Tokyo National Museum

The Japanese Archaeology gallery has an excellent collection of Jomon ceramics from around Japan, including pottery and dogu clay figurines.

Access: Ueno Park, a short walk from Park exit of Ueno station.

Meiji University Archaeology Museum (Meijii Daigaku Kokogaku Hakubutsukan)

Display of Jomon artifacts, along with earlier Palaeolithic and later Yayoi objects ,excavated by the university at sites throughout Japan.

Access: Ochanomizu station (subway and Chuo line) is about 200 m from the university. Going up Meidai-dori from the station, the museum is in a modern complex on the right (the first building).
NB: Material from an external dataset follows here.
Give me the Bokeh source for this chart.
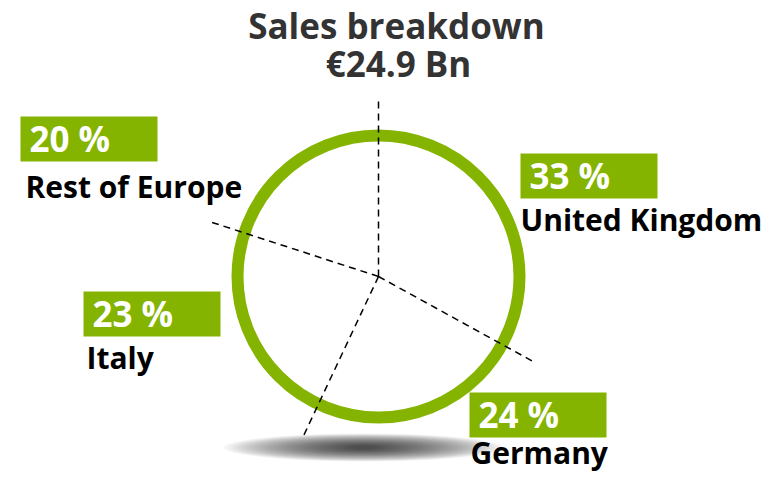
import math
from bokeh.plotting import figure
from bokeh.models import Range1d
from bokeh.core.properties import value
from bokeh.embed import file_html
from bokeh.resources import INLINE

# ---- data ----
title_lines = ["Sales breakdown", "€24.9 Bn"]
categories = ["United Kingdom", "Germany", "Italy", "Rest of Europe"]
shares = [33, 24, 23, 20]
pct_labels = [f"{s} %" for s in shares]

# ---- layout (pixels, y downward) ----
W, H = 766, 472
cx, cy = 378, 276
ring_r = 141
spoke_len = 176
box_left = [520, 469, 83, 20]
box_top = [153, 392, 291, 116]
box_w, box_h = 137, 45
name_left = [520, 470, 86, 25]
name_base = [230, 463, 368, 197]
title_x = [396, 398]
title_base = [38, 76]

GREEN = "#84B400"
FONT = value("Open Sans")
SHIFT = 0.38  # baseline correction, in em


def fix(ys, size):
    return [y - SHIFT * size for y in ys]


p = figure(width=W, height=H, output_backend="svg", toolbar_location=None,
           x_range=Range1d(0, W), y_range=Range1d(H, 0),
           x_axis_type=None, y_axis_type=None, min_border=0)
p.outline_line_color = None
p.grid.visible = False
p.background_fill_color = "white"
p.border_fill_color = "white"

# soft shadow under the ring
n = 30
for i in range(n):
    t = i / (n - 1)
    p.ellipse(x=[cx - 15], y=[cy + 171], width=[280 - 260 * t], height=[28 - 24 * t],
              fill_color="black", fill_alpha=0.034, line_color=None)

# ring
p.circle(x=[cx], y=[cy], radius=ring_r, fill_color=None, line_color=GREEN, line_width=12)

# spokes at slice boundaries (clockwise from top)
total = sum(shares)
cum = 0
xs, ys = [], []
for s in shares:
    th = 2 * math.pi * cum / total
    xs.append([cx, cx + spoke_len * math.sin(th)])
    ys.append([cy, cy - spoke_len * math.cos(th)])
    cum += s
p.multi_line(xs=xs, ys=ys, line_color="black", line_width=1.5, line_dash="7 5")

# label boxes
p.quad(left=box_left, right=[b + box_w for b in box_left],
       top=box_top, bottom=[b + box_h for b in box_top],
       fill_color=GREEN, line_color=None)
p.text(x=[b + 9 for b in box_left], y=fix([b + 35 for b in box_top], 35), text=pct_labels,
       text_color="white", text_font=FONT, text_font_style="bold",
       text_font_size="35px", text_baseline="alphabetic", text_align="left")
p.text(x=name_left, y=fix(name_base, 30), text=categories,
       text_color="black", text_font=FONT, text_font_style="bold",
       text_font_size="30px", text_baseline="alphabetic", text_align="left")

# title
p.text(x=title_x, y=fix(title_base, 35), text=title_lines,
       text_color="#333333", text_font=FONT, text_font_style="bold",
       text_font_size="35px", text_baseline="alphabetic", text_align="center")

open("out.html", "w").write(file_html(p, INLINE))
Yoyogi-Hachiman shrine In the grounds of this shrine, next to Yoyogi Park in Shinjuku, a circular thatched Jomon house has been recreated to mark where people lived 4, 500 years ago. Access: Go to Yoyogi-Hachiman station on the Odakyu line, or Yoyogi-koen station on the Chiyoda line. Then walk up Yamate-dori to the shrine gate.

Higashiyama Kaizuka Koen

A Jomon-period house has been reconstructed on the site of an archaeological excavation of a kaizuka (shellmound) in a small children’s park in Meguro city.

Access: Walking distance from Ikejiri-Ohashi station on the Tokyu Shin-Tamagawa line, one stop from Shibuya station.